Tim O'Reilly and John Battelle recently wrote a provoking white paper for the forthcoming Web 2.0 summit in San Francisco. They expand on the idea of Web Squared being a successor to Web 2.0.
Web Squared is about the Internet becoming smarter as an exponentially increasing amount of content is being created and uploaded. O'Reilly and Battelle state that the Internet is:
…no longer a collection of static pages of HTML that describe something in the world. Increasingly, the Web is the world – everything and everyone in the world casts an “information shadow,” an aura of data which, when captured and processed intelligently, offers extraordinary opportunity and mind bending implications. Web Squared is our way of exploring this phenomenon and giving it a name.
The main idea here being that the Web can learn inferentially with a large enough body of data. The Web is thus beginning to understand things that we do not have to explicitly explain to it.
The exponential growth in the amount of uploaded data, and the ability of intelligent systems to learn is especially important within the context of the “Internet of Things
.” The Internet of Things refers to the networking of everyday objects and things (e.g. coke cans, razor blades, toasters etc.). Much existing content in the Internet of Things has been created through coded RFid tags and IP addresses linked into an electronic product code (EPC
A movement is underway to add any imaginable physical object into the Internet of Things. In Japan, for example
, many cows have IP addresses embedded onto RFID chips implanted into their skin, enabling farmers to track each animal through the entire production and distribution process. In the words of journalist Sean Dodson
, we are facing a future “where pretty much everything is online,” or according to O'Reilly and Battelle, “the web is now the world.”
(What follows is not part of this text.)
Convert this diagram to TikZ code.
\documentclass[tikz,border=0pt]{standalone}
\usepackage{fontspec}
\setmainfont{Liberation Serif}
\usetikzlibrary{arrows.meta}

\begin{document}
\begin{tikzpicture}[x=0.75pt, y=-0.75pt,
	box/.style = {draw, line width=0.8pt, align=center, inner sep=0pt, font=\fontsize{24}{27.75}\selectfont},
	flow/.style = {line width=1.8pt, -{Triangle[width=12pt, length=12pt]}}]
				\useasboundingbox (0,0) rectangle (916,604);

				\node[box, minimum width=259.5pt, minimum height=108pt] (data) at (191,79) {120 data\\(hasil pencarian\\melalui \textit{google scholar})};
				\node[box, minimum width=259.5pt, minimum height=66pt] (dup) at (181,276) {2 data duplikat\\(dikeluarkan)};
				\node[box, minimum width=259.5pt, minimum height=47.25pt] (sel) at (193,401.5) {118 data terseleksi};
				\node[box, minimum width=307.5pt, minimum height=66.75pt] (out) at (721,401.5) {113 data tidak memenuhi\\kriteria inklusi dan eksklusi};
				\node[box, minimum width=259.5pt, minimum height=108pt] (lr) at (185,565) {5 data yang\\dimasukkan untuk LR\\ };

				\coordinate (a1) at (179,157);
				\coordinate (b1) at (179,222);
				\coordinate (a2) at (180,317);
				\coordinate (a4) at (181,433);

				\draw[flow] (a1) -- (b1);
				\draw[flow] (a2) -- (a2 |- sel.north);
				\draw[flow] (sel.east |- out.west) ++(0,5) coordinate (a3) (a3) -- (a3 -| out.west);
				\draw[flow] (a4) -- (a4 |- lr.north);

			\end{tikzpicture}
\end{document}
Moving back to O'Reilly and Battelle’s white paper, one of the most interesting parts of the essay is the argument that while it initially makes sense to assume that for the Internet of Things to work, every object needs to have a unique identifier (through a combination of cheap RFID and IP addresses), what Web 2.0/Web Squared tells us is that it is not necessary to physically tag every single physical thing.
…we’ll get to the Internet of Things via a hodgepodge of sensor data contributing, bottom-up, to machine-learning applications that gradually make more and more sense of the data that is handed to them. A bottle of wine on your supermarket shelf (or any other object) needn’t have an RFID tag to join the “Internet of Things,” it simply needs you to take a picture of its label. Your mobile phone, image recognition, search, and the sentient web will do the rest. We don’t have to wait until each item in the supermarket has a unique machine-readable ID. Instead, we can make do with bar codes, tags on photos, and other “hacks” that are simply ways of brute-forcing identity out of reality.
So, Web Squared will help to bring about a true Internet of Things: a world where very little can exist outside the network. Myriad frightening surveillance and privacy issues are imaginable, but these have been discussed extensively elsewhere. Putting these issues to the side for the moment, I also see one important (potential) positive outcome of the Internet of Things: an issue that myself and my co-author (Havard Haarstad) will discuss in our paper at the 2009 Royal Geographical Society meeting.
If all things become networked, then all steps in the prodiction, distribution, and transformation of all things become potentially visible. This, in turn, implies a new form of globalisation: we have already experienced a globalisation of things, but we could potentially witness a globalisation of information about things. Poor production practices (e.g. environmental harm, child labour, racial/gender/sexual discrimination) can no longer be hidden behind the veils of distance. Consumers of things would be able to base their purchasing decisions on a combination of their personal policital, cultural, religious, and ethical positionalities and a relatively accurate base of information. Purchasing decisions, of course, quickly influence production practices. If consumers no longer have any interest in buying Nike shoes produced in Indonesian sweatshops (no matter how inexpensive they are), Nike will ultimately stop producing shoes in Indonesian sweatshops. I firmly believe that many of the harmful and poor production practices taking place in the world today only exist because they are essentially hidden from most of us. We rely on highly controlled information (advertising, product packaging etc.) instead of open and networked information.
This vision of the Internet of Things naturally relies on an abscence of controls on flows of information. It is all to easy to imagine an Internet of Things in which information is controlled, restricted, and censored by companies and governments that have no interest in a new form of globalisation being brought into being.
As stated above, these issues will all be discussed in more detail in a forthcoming paper, which I will upload here as soon as it is publication-ready.